Case Law 5: Vodafone International Holdings BV v. Union of India

(Supreme Court of India)

Principle:
Corporate structures may be examined to identify real ownership and control.

Relevance:
Though in tax context, supports transparency-based analysis.

Case Law 6: Dale & Carrington Investment Pvt. Ltd. v. P.K. Prathapan

(Supreme Court of India)

Principle:
Corporate actions must be bona fide and transparent.

Relevance:
Opaque share allotments undermine corporate governance.
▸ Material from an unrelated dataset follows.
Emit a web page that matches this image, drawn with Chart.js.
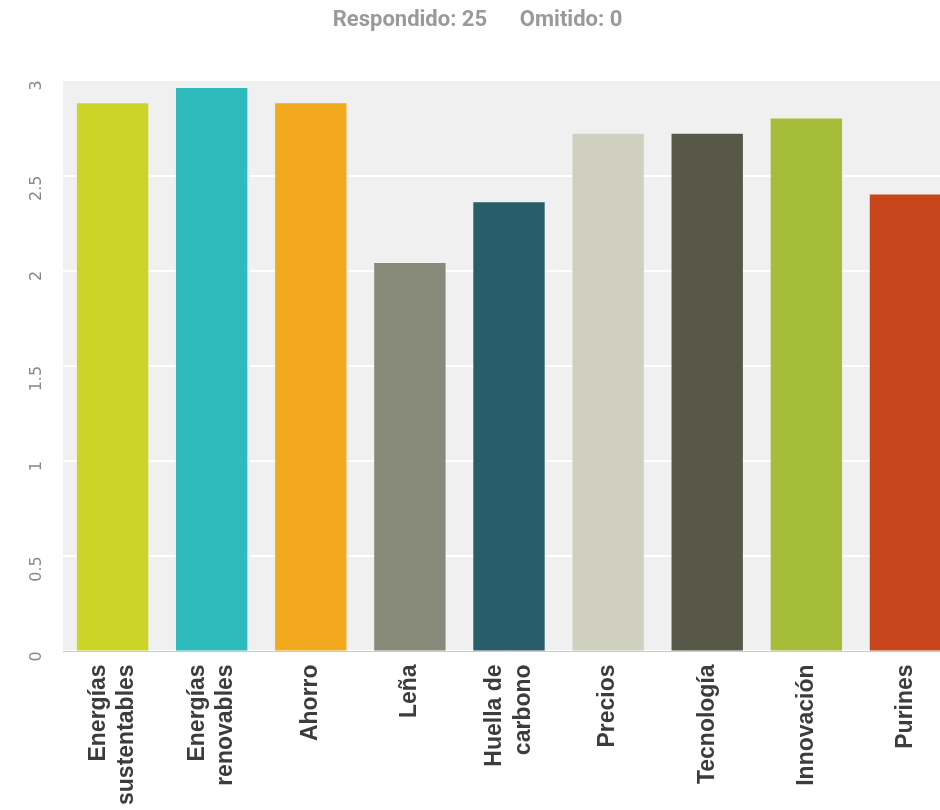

Case Law 7 (Additional): Life Insurance Corporation of India v. Escorts Ltd.

(Supreme Court of India)

Principle:
Courts may lift the corporate veil to determine true control.

Relevance:
Foundational authority for transparency of ownership.

7. Judicial Trend

Indian courts consistently hold that:

Shareholding transparency is integral to good governance

Corporate form cannot be used to conceal control

Companies have affirmative disclosure duties

Regulatory authorities are justified in piercing the veil

8. Best Practices to Ensure Shareholding Transparency

Periodic mapping of ownership and control

Proactive Section 89 and 90 compliance

Disclosure of shareholder agreements

Robust board oversight

Alignment with PMLA and SEBI norms

9. Policy Rationale

Transparency enables:

Informed shareholder decision-making

Effective regulatory oversight

Prevention of financial crime

Protection of minority shareholders

Modern corporate governance treats transparency as a non-negotiable standard.

10. Conclusion

Transparency of corporate shareholding is no longer confined to the register of members. Indian law mandates disclosure of who truly owns, controls, and benefits from corporate entities, backed by strong enforcement and judicial support.

Judicial consensus is clear:

Opacity in shareholding is antithetical to corporate governance; the law will look beyond form to reveal substance.